Recebido
em 11 de setembro de 2016
Por
Gutemberg
Miranda,
que leciona Filosofia na UFAL.
![]() |
Sigmund Freud (1856-1939) |
No
consultório do Dr. Maciel todos saíam com uma receita tarja preta.
Bastava ele desconfiar de alguma desordem comportamental, a partir de
seus parâmetros morais e religiosos, que a prescrição estava
garantida. Perguntava a opção sexual dos pacientes e, conforme
cálculos pré-estabelecidos com a ajuda de seu sistema teológico,
era indicado determinada dosagem de antidepressivos e ansiolíticos.
Bastava ouvir um relato de traição conjugal, era certa determinada
dosagem de psicotrópicos. Mas o que ele não aceitava mesmo era a
liberdade sexual, o sexo casual, e a multiplicidade de parceiros
sexuais era suficiente para determinar a dopagem e internação do
paciente.
Seus
colegas de ambulatório logo perceberam a loucura do médico, o seu
fanatismo religioso evidente e, por conta disso, não tiveram dúvida
que se tratava de um caso de internação. Ele acordou num leito de
hospital e ao perceber a situação prescreveu mentalmente um remédio
para seu colega de profissão. Ao ver a enfermeira que lhe aplicava a
injeção, não teve dúvida que se tratava de uma assistente do
diabo, e imaginou o quanto de droga psiquiátrica ela
mereceria por executar as ordens de algum cientista materialista sem
nenhuma convicção moral ou religiosa.
Sua
obsessão pela cura dos “males” através de medicamentos só
aumentou durante sua estada no sanatório. Dr. Maciel logo arrumou um
jeito de fugir daquele espaço que ele conhecia tão bem desde a
época de sua residência médica. Partiu para um lugar ermo, lá
encontrou muitos fiéis e não teve dificuldade em convencer as
pessoas com suas hipóteses fundamentalistas. Ele se tornou um líder
religioso carismático, mas sua grande vontade era curar o Complexo
de Édipo
de seus seguidores por meio de procedimentos farmacológicos.
Na
impossibilidade de recorrer à medicina tradicional, encontrou na
homeopatia um alívio para seu transtorno obsessivo: prescreveu um
chá para todos os ouvintes e recitou durante várias horas trechos
do evangelho, acreditando
que depois desse ritual o Complexo
de Édipo
estaria sanado por completo.
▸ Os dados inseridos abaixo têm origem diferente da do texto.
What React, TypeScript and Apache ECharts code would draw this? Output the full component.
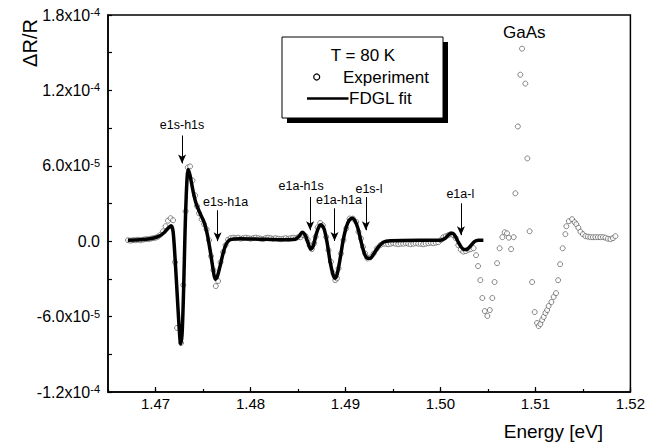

Na medida em que seus discípulos se
acordavam, aplicava técnica de hipnose com a segurança absoluta que
não ouviria os relatos obscenos que imortalizaram a teoria de Freud.
Mas o que ele ouviu o deixou ainda mais transtornado. Seus devotos
diziam sentir atração sexual por Deus,
pelo Senhor,
pelo Pai
Celestial.
Dr. Maciel diante daquelas incredulidades, desmaiou. Seus
irmãos de fé o levaram para o hospital e por lá ele
permaneceu
em coma durante vários dias. Ao se acordar, exclamou: “Deus
me fez uma revelação! A partir de hoje Freud está superado!”.
Todos ficaram ansiosos na expectativa da revelação do conteúdo do
sonho, e o Dr. Maciel prosseguiu: “O segredo da virgindade de Maria
é a cura para o Complexo
de Édipo.
Jesus nasceu através da geração espontânea, e do Espírito
Santo
não se pode haver ciúmes. Salve, Aleluia, Salve! Por fim estamos
livres de Dr. Freud, graças a Deus!
Eis um milagre, a salvação! Glória, glória ao Senhor,
salve! A teologia nunca será superada pela psicanálise. Um simples
sonho põe abaixo a tese da estrutura bissexual do Complexo
de Édipo.
Eis a solução de todo enigma: a trindade, a virgindade de Maria, o
pai, o filho e o Espírito
Santo
não dão cabimento ao Dr. Freud, ao Complexo
de Édipo.
Não há remédio melhor para acabar com essas baboseiras de
inconsciente. Eu sabia, eu sabia. Glória meu pai, não me
abandonastes!”.
Em
seguida, o Dr. Maciel entrou em transe seguido de coma profundo, e
foi
indispensável a intervenção alopática: “Contraria
contrariis curantur” [“Os
contrários curam”].
Muito bom! Lembra-me, caro Gutemberg, O ALIENISTA de Machado de Assis. Arrisca Machado a dizer: Se todos são "loucos" menos eu; eu mesmo devo admitir: sou eu mesmo "louco" em meu próprio pífio hospício. Abraço fraterno.